My name is Doug Wykstra, and this is some of the stuff I've read and watched.
One frequent criticism of the X-Men comic books (don’t worry, you didn’t click the wrong link, this IS a review of The Fifth Season) centers on how writers use them as a social parable for disenfranchised minority groups. While giving superpowers to the disenfranchised minority might appear to be an uplifting message, the argument goes, it complicates the issue, because it reinforces stereotypes of minority populations being particularly dangerous. The X-Men may be “mutants” who use their powers for good, but many villains they fight are also mutants, albeit ones who generally come from backgrounds of physical or emotional deprivation. And, if an impoverished childhood, or the lack of a responsible parent in one’s life, or desperate economic circumstances are enough to make a person a danger to millions, isn’t the only responsible option to heavily monitor and police them, in the way the comic’s other bad guy, the government, is constantly trying to do?

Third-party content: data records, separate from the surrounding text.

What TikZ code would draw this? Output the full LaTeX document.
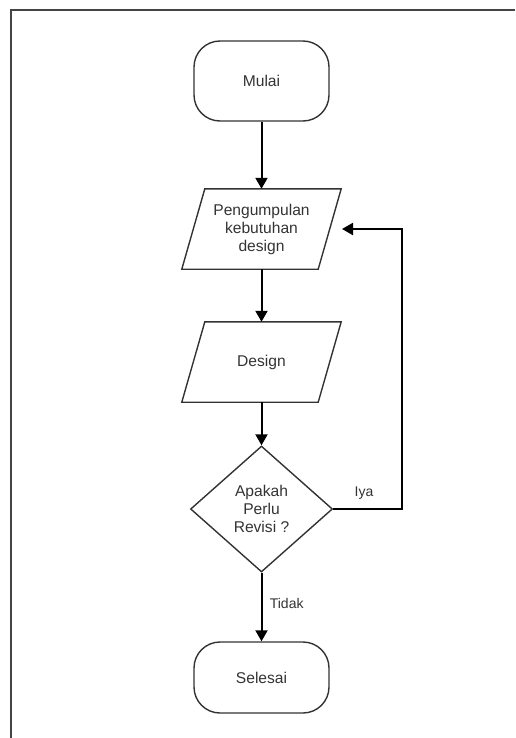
\documentclass[tikz,border=0pt]{standalone}
\usepackage{fontspec}
\setmainfont{Liberation Sans}
\usetikzlibrary{shapes.geometric,arrows.meta}
\definecolor{txt}{HTML}{333333}
\definecolor{frm}{HTML}{444444}
\begin{document}
\begin{tikzpicture}[x=1pt,y=-1pt,
  every node/.style={font=\fontsize{15.6}{18}\selectfont, text=txt, align=center},
  term/.style={draw=txt, line width=1.4pt, rounded corners=26pt, minimum width=135pt, inner sep=0pt},
  iobox/.style={minimum width=136pt, minimum height=80pt, inner sep=0pt},
  para/.style={draw=txt, line width=1.4pt},
  dec/.style={diamond, draw=txt, line width=1.4pt, minimum width=142pt, minimum height=126pt, inner sep=0pt},
  conn/.style={draw=black, line width=2pt, -{Triangle[width=12pt,length=11pt]}},
  lbl/.style={font=\fontsize{14}{16}\selectfont}]
\useasboundingbox (0,0) rectangle (515,738);
\draw[frm, line width=2pt] (11,738) -- (11,10) -- (515,10);
\node[term, minimum height=80pt] (mulai) at (261.5,81) {Mulai};
\node[iobox] (p1) at (261.5,229) {Pengumpulan\\kebutuhan\\design};
\draw[para] ([xshift=11.5pt]p1.north west) -- ([xshift=11.5pt]p1.north east) -- ([xshift=-11.5pt]p1.south east) -- ([xshift=-11.5pt]p1.south west) -- cycle;
\node[iobox] (p2) at (261.5,362) {Design};
\draw[para] ([xshift=11.5pt]p2.north west) -- ([xshift=11.5pt]p2.north east) -- ([xshift=-11.5pt]p2.south east) -- ([xshift=-11.5pt]p2.south west) -- cycle;
\node[dec] (d) at (261.5,509) {Apakah\\Perlu\\Revisi ?};
\node[term, minimum height=71pt] (selesai) at (261.5,677.5) {Selesai};
\coordinate (back) at (342,229);
\coordinate (c1) at (402,509);
\coordinate (c2) at (402,229);
\draw[conn] (mulai.south) -- (p1.north);
\draw[conn] (p1.south) -- (p2.north);
\draw[conn] (p2.south) -- (d.north);
\draw[conn] (d.south) -- node[lbl, right=4pt, pos=0.45] (tidak) {Tidak} (selesai.north);
\draw[conn] (d.east) -- (c1) -- (c2) -- (back);
\node[lbl] (iya) at (364,493) {Iya};
\end{tikzpicture}
\end{document}
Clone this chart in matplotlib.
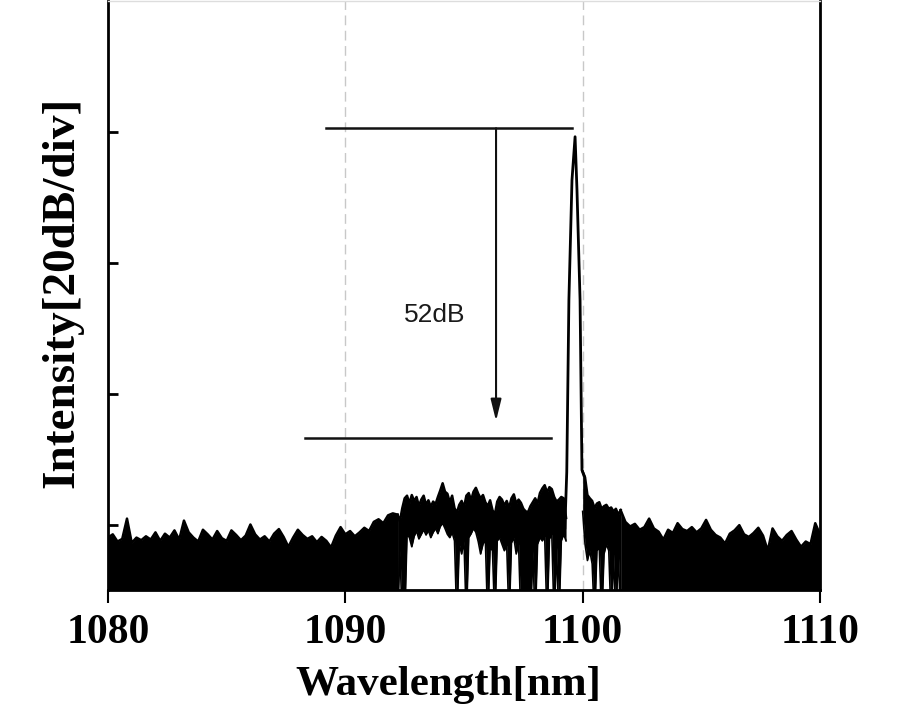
import matplotlib
matplotlib.use("Agg")
import matplotlib.pyplot as plt
import numpy as np

# ---------------- data ----------------
grid_step = 0.1  # nm, sampling used when reading the picture
floor_db = -95.0  # "below the display floor"

# Noise floor left of the signal band (0.2 nm samples from 1080.0 nm), dB
noise_left_start = 1080.0
noise_left = [-82.0, -81.5, -82.6, -82.2, -79.1, -82.8, -82.0, -82.4, -81.8, -82.3,
              -81.2, -82.5, -81.4, -82.0, -80.9, -82.3, -79.4, -81.2, -82.0, -82.6,
              -80.8, -81.5, -82.3, -81.0, -82.1, -82.5, -80.9, -81.6, -82.4, -81.7,
              -80.0, -81.5, -82.3, -81.8, -82.6, -81.4, -80.7, -81.9, -83.4, -82.0,
              -80.8, -81.6, -82.2, -81.8, -82.7, -81.9, -82.5, -83.5, -81.7, -80.4,
              -81.5, -81.0, -81.8, -81.2, -80.5, -81.0, -79.6, -79.2, -79.8, -78.6,
              -78.3, -78.5]

# Noise floor right of the signal band (0.2 nm samples from 1101.6 nm), dB
noise_right_start = 1101.6
noise_right = [-77.8, -79.6, -80.3, -79.9, -80.8, -80.4, -79.1, -80.6, -81.1, -82.3,
               -80.8, -81.3, -79.8, -80.7, -81.0, -80.4, -81.2, -80.6, -79.3, -80.8,
               -81.6, -82.0, -82.9, -81.4, -80.9, -80.1, -81.5, -81.9, -81.3, -80.5,
               -81.7, -84.0, -80.6, -81.8, -82.5, -81.6, -81.0, -82.3, -83.4, -82.6,
               -83.0, -79.8, -81.5]

# Modulated band left of the lasing line (0.1 nm samples from 1092.2 nm):
# upper and lower edge of the dense trace, dB
band_left_start = 1092.2
band_left_top = [-78.5, -79.5, -77.5, -76.0, -75.6, -76.8, -75.5, -76.4, -75.8, -77.2,
                 -76.2, -75.6, -77.0, -76.3, -77.3, -76.5, -76.9, -75.8, -74.8, -73.7,
                 -75.0, -75.3, -76.6, -75.6, -77.5, -78.2, -77.0, -76.4, -77.4, -75.6,
                 -75.2, -76.3, -75.0, -74.4, -75.3, -76.0, -75.5, -76.6, -77.2, -76.3,
                 -77.8, -78.5, -76.5, -75.8, -76.2, -77.1, -76.4, -77.5, -76.0, -75.4,
                 -76.8, -76.2, -76.7, -77.6, -78.0, -78.1, -77.2, -76.6, -76.0, -76.8,
                 -75.2, -74.5, -74.0, -75.1, -74.3, -74.6, -75.8, -76.5, -76.2, -75.8,
                 -76.0, -79.0]
band_left_bottom = [-95.0, -83.9, -95.0, -95.0, -81.5, -82.0, -83.4, -81.8, -81.0, -82.2,
                    -81.5, -80.8, -81.6, -80.9, -82.0, -81.2, -80.6, -81.4, -80.3, -79.8,
                    -80.6, -81.5, -82.0, -81.2, -82.5, -95.0, -83.0, -84.5, -82.5, -95.0,
                    -82.0, -81.4, -80.6, -81.2, -82.6, -84.5, -83.0, -82.3, -95.0, -83.5,
                    -84.0, -95.0, -82.5, -82.0, -83.0, -84.0, -83.2, -95.0, -82.8, -82.0,
                    -84.5, -83.0, -95.0, -95.0, -95.0, -95.0, -95.0, -84.0, -95.0, -83.0,
                    -82.0, -82.5, -81.8, -95.0, -82.2, -81.5, -95.0, -83.5, -95.0, -82.5,
                    -81.5, -82.5]

# Modulated band right of the lasing line (0.1 nm samples from 1100.0 nm), dB
band_right_start = 1100.0
band_right_top = [-71.9, -72.8, -75.5, -76.0, -76.4, -77.5, -76.8, -76.6, -77.6, -77.2,
                  -77.0, -77.6, -77.4, -78.0, -77.6, -78.5, -77.8]
band_right_bottom = [-78.0, -83.0, -85.5, -84.0, -86.0, -95.0, -84.0, -83.5, -95.0, -84.5,
                     -83.0, -84.0, -95.0, -84.5, -95.0, -84.0, -95.0]

# Lasing line
peak_wl = [1099.25, 1099.33, 1099.42, 1099.55, 1099.68, 1099.76, 1099.89, 1099.97, 1100.05]
peak_db = [-80.5, -72.0, -45.7, -27.4, -20.8, -28.9, -45.7, -71.7, -72.5]

# Annotation (extinction-ratio marker)
top_line_wl = [1089.19, 1099.55]
top_line_db = -19.5
floor_line_wl = [1088.30, 1098.67]
floor_line_db = -66.8
arrow_wl = 1096.35
arrow_tip_db = -64.2
ratio_label = "52dB"
ratio_label_pos = (1093.78, -48.0)

x_ticks = [1080, 1090, 1100, 1110]
y_ticks = [-80, -60, -40, -20]
x_label = "Wavelength[nm]"
y_label = "Intensity[20dB/div]"

# ---------------- plot ----------------
serif = ["Liberation Serif", "DejaVu Serif"]
fig = plt.figure(figsize=(9.15, 7.2), dpi=100)
ax = fig.add_axes([108 / 915, 130 / 720, 712 / 915, 589.5 / 720])
ax.set_xlim(1080, 1110)
ax.set_ylim(-90, 0)

for g in (1090, 1100):
    ax.axvline(g, color="#c8c8c8", lw=1.0, ls=(0, (7, 4)), zorder=0)

wl_left = noise_left_start + 0.2 * np.arange(len(noise_left))
wl_right = noise_right_start + 0.2 * np.arange(len(noise_right))
for wl, vals in ((wl_left, noise_left), (wl_right, noise_right)):
    ax.fill_between(wl, vals, floor_db, color="black", lw=0, zorder=2)
    ax.plot(wl, vals, color="black", lw=1.8, zorder=3)

for start, top, bottom in ((band_left_start, band_left_top, band_left_bottom),
                           (band_right_start, band_right_top, band_right_bottom)):
    wl = start + grid_step * np.arange(len(top))
    ax.fill_between(wl, top, bottom, color="black", lw=0, zorder=2)
    ax.plot(wl, top, color="black", lw=1.8, zorder=3)
    ax.plot(wl, bottom, color="black", lw=1.2, zorder=3)

ax.plot(peak_wl, peak_db, color="black", lw=2.0, zorder=3)

ax.plot(top_line_wl, [top_line_db] * 2, color="#111111", lw=1.8, zorder=4)
ax.plot(floor_line_wl, [floor_line_db] * 2, color="#111111", lw=1.8, zorder=4)
ax.annotate("", xy=(arrow_wl, arrow_tip_db), xytext=(arrow_wl, top_line_db),
            arrowprops=dict(arrowstyle="-|>,head_length=0.65,head_width=0.16",
                            mutation_scale=20, color="#111111", lw=1.5,
                            shrinkA=0, shrinkB=0), zorder=4)
ax.text(*ratio_label_pos, ratio_label, ha="center", va="center",
        fontsize=19, family=["Liberation Sans", "DejaVu Sans"], color="#1a1a1a")

for side in ("left", "right", "bottom"):
    ax.spines[side].set_linewidth(2.0)
    ax.spines[side].set_color("black")
ax.spines["top"].set_color("#dddddd")
ax.spines["top"].set_linewidth(1.0)

ax.set_xticks(x_ticks)
ax.set_xticklabels([str(t) for t in x_ticks], family=serif, fontweight="bold", fontsize=30)
ax.set_yticks(y_ticks)
ax.set_yticklabels([])
ax.tick_params(axis="x", direction="out", length=9, width=1.5, pad=8)
ax.tick_params(axis="y", direction="in", length=7, width=2, left=True, right=False)

fig.text(448.5 / 915, 1 - 685 / 720, x_label, ha="center", va="center",
         family=serif, fontweight="bold", fontsize=31)
fig.text(62 / 915, 1 - 292 / 720, y_label, ha="center", va="center", rotation=90,
         family=serif, fontweight="bold", fontsize=34)

fig.savefig("out.png", dpi=100)
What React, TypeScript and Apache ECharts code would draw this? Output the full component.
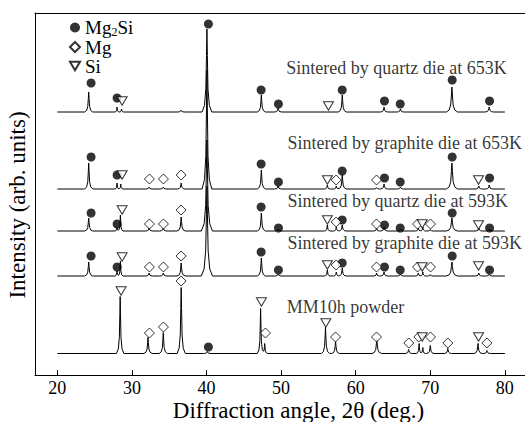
import React, { useEffect, useRef } from "react";
import * as echarts from "echarts";

// ---- Data (2θ in degrees, intensity in arbitrary units, stacked with offsets) ----
const xTicks = [20, 30, 40, 50, 60, 70, 80];
const scanStart = 20;
const scanEnd = 80;
const xTitle = "Diffraction angle, 2θ (deg.)";
const yTitle = "Intensity (arb. units)";

// baselines (arb. units) of each stacked pattern
const baseQuartz653 = 263;
const baseGraphite653 = 186;
const baseQuartz593 = 144;
const baseGraphite593 = 99;
const basePowder = 21.5;

// peaks: [2θ, height, half base width]
const peaksQuartz653 = [
  [24.2, 20, 0.55], [28.0, 5, 0.3], [28.6, 3, 0.3], [36.6, 2, 0.5], [40.05, 83, 0.65],
  [47.35, 17, 0.55], [49.6, 4, 0.5], [58.2, 17, 0.55], [63.8, 5, 0.5], [66.0, 3, 0.5],
  [72.9, 25, 0.75], [77.9, 5, 0.6],
];
const peaksGraphite653 = [
  [24.2, 26, 0.55], [28.0, 6, 0.3], [28.5, 5, 0.3], [32.3, 2, 0.5], [34.2, 2, 0.5],
  [36.6, 6, 0.5], [40.05, 119, 0.65], [47.35, 19, 0.55], [49.6, 3, 0.5], [56.2, 4, 0.4],
  [57.4, 3, 0.4], [58.2, 14, 0.55], [62.8, 2, 0.4], [63.8, 5, 0.5], [66.0, 2, 0.5],
  [72.9, 26, 0.75], [76.5, 3, 0.5], [77.9, 4, 0.5],
];
const peaksQuartz593 = [
  [24.2, 13, 0.55], [28.0, 4, 0.3], [28.45, 16, 0.35], [32.3, 3, 0.5], [34.2, 3, 0.5],
  [36.6, 14, 0.55], [40.05, 91, 0.75], [47.35, 18, 0.55], [49.6, 2, 0.5], [56.2, 6, 0.4],
  [57.4, 4, 0.4], [58.2, 6, 0.5], [62.8, 3, 0.4], [63.8, 4, 0.5], [66.0, 2, 0.5],
  [68.4, 3, 0.4], [69.0, 4, 0.4], [70.0, 2, 0.4], [72.9, 13, 0.75], [76.5, 3, 0.5],
  [77.9, 2, 0.5],
];
const peaksGraphite593 = [
  [24.2, 14, 0.55], [28.0, 5, 0.3], [28.45, 15, 0.35], [32.3, 3, 0.5], [34.2, 3, 0.5],
  [36.6, 13, 0.55], [40.05, 90, 0.75], [47.35, 18, 0.55], [49.6, 2, 0.5], [56.2, 6, 0.4],
  [57.4, 4, 0.4], [58.2, 8, 0.5], [62.8, 3, 0.4], [63.8, 4, 0.5], [66.0, 2, 0.5],
  [68.4, 3, 0.4], [69.0, 4, 0.4], [70.0, 2, 0.4], [72.9, 14, 0.75], [76.5, 3, 0.5],
  [77.9, 2, 0.5],
];
const peaksPowder = [
  [28.42, 57, 0.5], [32.15, 16, 0.55], [34.2, 21, 0.55], [36.6, 66, 0.55], [40.1, 2, 0.5],
  [47.25, 45, 0.45], [47.8, 10, 0.4], [55.95, 26, 0.55], [57.3, 12, 0.55], [62.83, 14, 0.65],
  [67.1, 4, 0.5], [68.5, 10, 0.4], [69.0, 6, 0.35], [70.0, 8, 0.5], [72.35, 5, 0.5],
  [76.4, 10, 0.55], [77.6, 3, 0.5],
];

// phase markers: [2θ, intensity]
const mg2siMarks = [
  [24.52, 292], [28.01, 277], [40.25, 351], [47.32, 285], [49.64, 271], [58.19, 285],
  [63.86, 274], [65.97, 271], [72.94, 295], [77.95, 274],
  [24.52, 218], [28.01, 200], [47.32, 211], [49.64, 193], [58.19, 204], [63.86, 197],
  [65.97, 193], [72.94, 218], [77.95, 197],
  [24.52, 162], [28.01, 151], [47.32, 168], [49.64, 147], [58.19, 155], [63.86, 150],
  [65.97, 147], [72.94, 162], [77.95, 147],
  [24.52, 119], [28.01, 108], [47.32, 123], [49.64, 105], [58.19, 112], [63.86, 108],
  [65.97, 105], [72.94, 119], [77.95, 105],
  [40.25, 28],
];
const mgMarks = [
  [32.34, 196], [34.22, 196], [36.59, 200], [57.38, 195], [62.79, 195],
  [32.34, 151], [34.22, 151], [36.59, 165], [57.38, 153], [62.79, 151], [68.29, 151], [70.03, 151],
  [32.34, 108], [34.22, 108], [36.59, 119], [57.38, 110], [62.79, 108], [68.29, 108], [70.03, 108],
  [32.34, 42], [34.22, 48], [36.59, 94], [47.9, 42], [57.3, 38], [62.79, 38], [67.12, 32],
  [68.46, 38], [70.03, 38], [72.35, 32], [77.59, 32],
];
const siMarks = [
  [28.68, 274], [56.35, 269],
  [28.68, 200], [56.2, 195], [76.47, 195],
  [28.68, 165], [56.2, 155], [68.92, 151], [76.47, 150],
  [28.68, 118], [56.2, 110], [68.92, 108], [76.47, 109],
  [28.54, 84], [47.36, 73], [56.0, 52], [68.92, 38], [76.47, 38],
];

const sampleLabels = [
  "Sintered by quartz die at 653K",
  "Sintered by graphite die at 653K",
  "Sintered by quartz die at 593K",
  "Sintered by graphite die at 593K",
  "MM10h powder",
];
const sampleLabelAnchors = [
  [50.7, 307], [50.85, 232], [50.85, 174.3], [50.85, 132], [50.75, 68.3],
];

// normalized peak outline (offset in half-base widths, fraction of height)
const PROFILE = [
  [-1, 0], [-0.5, 0.08], [-0.22, 0.28], [-0.09, 0.68], [0, 1],
  [0.09, 0.68], [0.22, 0.28], [0.5, 0.08], [1, 0],
];

function profileAt(t: number): number {
  if (t <= PROFILE[0][0] || t >= PROFILE[PROFILE.length - 1][0]) return 0;
  for (let i = 0; i < PROFILE.length - 1; i++) {
    const [x0, y0] = PROFILE[i];
    const [x1, y1] = PROFILE[i + 1];
    if (t >= x0 && t <= x1) return y0 + ((t - x0) / (x1 - x0)) * (y1 - y0);
  }
  return 0;
}

function buildPattern(base: number, peaks: number[][]): number[][] {
  const xs = new Set<number>([scanStart, scanEnd]);
  peaks.forEach(([p, , w]) => {
    PROFILE.forEach(([dx]) => {
      const x = +(p + dx * w).toFixed(4);
      if (x > scanStart && x < scanEnd) xs.add(x);
    });
  });
  const sorted = Array.from(xs).sort((a, b) => a - b);
  return sorted.map((x) => {
    let y = base;
    peaks.forEach(([p, h, w]) => {
      y += h * profileAt((x - p) / w);
    });
    return [x, y];
  });
}

const FONT = '"Liberation Serif", "Times New Roman", serif';
const TRI_DOWN = "path://M0,0 L10,0 L5,8.5 Z";

export default function App() {
  const ref = useRef<HTMLDivElement>(null);

  useEffect(() => {
    document.body.style.margin = "0";
    if (!ref.current) return;
    const chart = echarts.init(ref.current, null, { renderer: "svg" });

    const patterns = [
      [baseQuartz653, peaksQuartz653],
      [baseGraphite653, peaksGraphite653],
      [baseQuartz593, peaksQuartz593],
      [baseGraphite593, peaksGraphite593],
      [basePowder, peaksPowder],
    ] as [number, number[][]][];

    const lineSeries = patterns.map(([b, pk], i) => ({
      name: "pattern" + i,
      type: "line",
      data: buildPattern(b, pk),
      symbol: "none",
      lineStyle: { color: "#000", width: 1 },
      z: 2,
      silent: true,
    }));

    const option: any = {
      animation: false,
      backgroundColor: "#fff",
      textStyle: { fontFamily: FONT },
      grid: { left: 35, right: 0, top: 13, bottom: 47 },
      graphic: [
        {
          type: "text",
          x: 298.5,
          y: 410,
          style: {
            text: xTitle,
            fontFamily: FONT,
            fontSize: 23,
            fill: "#000",
            align: "center",
            verticalAlign: "middle",
          },
        },
        {
          type: "text",
          x: 17,
          y: 205,
          rotation: Math.PI / 2,
          style: {
            text: yTitle,
            fontFamily: FONT,
            fontSize: 23,
            fill: "#000",
            align: "center",
            verticalAlign: "middle",
          },
        },
      ],
      legend: {
        data: ["Mg2Si", "Mg", "Si"],
        orient: "vertical",
        left: 64,
        top: 13,
        itemWidth: 10,
        itemHeight: 10,
        itemGap: 0,
        formatter: (name: string) =>
          name === "Mg2Si" ? "{n|Mg}{s|2}{n|Si}" : "{n|" + name + "}",
        textStyle: {
          fontFamily: FONT,
          color: "#000",
          rich: {
            n: { fontFamily: FONT, fontSize: 19, color: "#000", lineHeight: 17.5 },
            s: { fontFamily: FONT, fontSize: 12, color: "#000", padding: [8, 0, 0, 0] },
          },
        },
      },
      xAxis: [
        {
          type: "value",
          min: 17,
          max: 82.7,
          position: "bottom",
          axisLine: { show: true, lineStyle: { color: "#000", width: 1 } },
          axisTick: { show: true, inside: true, length: 5, customValues: xTicks, lineStyle: { color: "#000" } },
          axisLabel: { customValues: xTicks, fontFamily: FONT, fontSize: 18, color: "#000", margin: 4 },
          splitLine: { show: false },
        },
        {
          type: "value",
          min: 17,
          max: 82.7,
          position: "top",
          axisLine: { show: true, onZero: false, lineStyle: { color: "#000", width: 1.2 } },
          axisTick: { show: false },
          axisLabel: { show: false },
          splitLine: { show: false },
        },
      ],
      yAxis: {
        type: "value",
        min: 0,
        max: 362,
        axisLine: { show: true, lineStyle: { color: "#000", width: 1 } },
        axisTick: { show: false },
        axisLabel: { show: false },
        splitLine: { show: false },
      },
      series: [
        ...lineSeries,
        {
          name: "Mg2Si",
          type: "scatter",
          data: mg2siMarks,
          symbol: "circle",
          symbolSize: 9,
          itemStyle: { color: "#000" },
          z: 3,
        },
        {
          name: "Mg",
          type: "scatter",
          data: mgMarks,
          symbol: "diamond",
          symbolSize: 10,
          itemStyle: { color: "#fff", borderColor: "#000", borderWidth: 1 },
          z: 3,
        },
        {
          name: "Si",
          type: "scatter",
          data: siMarks,
          symbol: TRI_DOWN,
          symbolSize: [10, 8.5],
          itemStyle: { color: "#fff", borderColor: "#000", borderWidth: 1 },
          z: 3,
        },
        {
          name: "sampleLabels",
          type: "scatter",
          symbolSize: 0,
          silent: true,
          data: sampleLabels.map((t, i) => ({ name: t, value: sampleLabelAnchors[i] })),
          label: {
            show: true,
            position: "right",
            distance: 0,
            formatter: (p: any) => p.name,
            fontFamily: FONT,
            fontSize: 18,
            color: "#000",
          },
          z: 4,
        },
      ],
    };

    chart.setOption(option);
    return () => chart.dispose();
  }, []);

  return <div ref={ref} style={{ width: 525, height: 422 }} />;
}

I’m starting my review of The Fifth Season with this rather esoteric argument about the fictional world of the X-Men in part because author N.K. Jemisin has created her own fictional world that asks a similar question, but approaches the answer from a completely different angle. Like the Marvel comic, she has created a world in which superpowered beings have evolved, capable of controlling the movement of their planet’s tectonically-hyperactive crust with their minds. This power has caused them to be feared and relentlessly persecuted by the general population, (as they could theoretically split the earth open with a thought), but it also makes them capable of saving lives, using their mind to calm or mitigate the tectonic activity that leads to frequent extinction-level events in this world. The fear that leads to their persecution and enslavement is the same fear of outliers, of people who grow beyond the control of any authority: What if one of them is raised in poor circumstances, and becomes desperate? What if one of them is raised in malignant circumstances, and becomes evil?
Rather than arguing against the basic logic of this line of thought, Jemisin leads us to question the assumptions behind it: why do we take it for granted that there will always be marginalized children? Instead of saying “what happens if someone becomes desperate?” why do we not instead make it a priority of our society that no one faces complete economic desperation? What kind of society do we live in where we blithely accept that children will be abused, or that people will be forced to make immoral decisions in order to survive? Doesn’t such a society, on some level, deserve to be tormented by whatever monsters its neglect happens to create?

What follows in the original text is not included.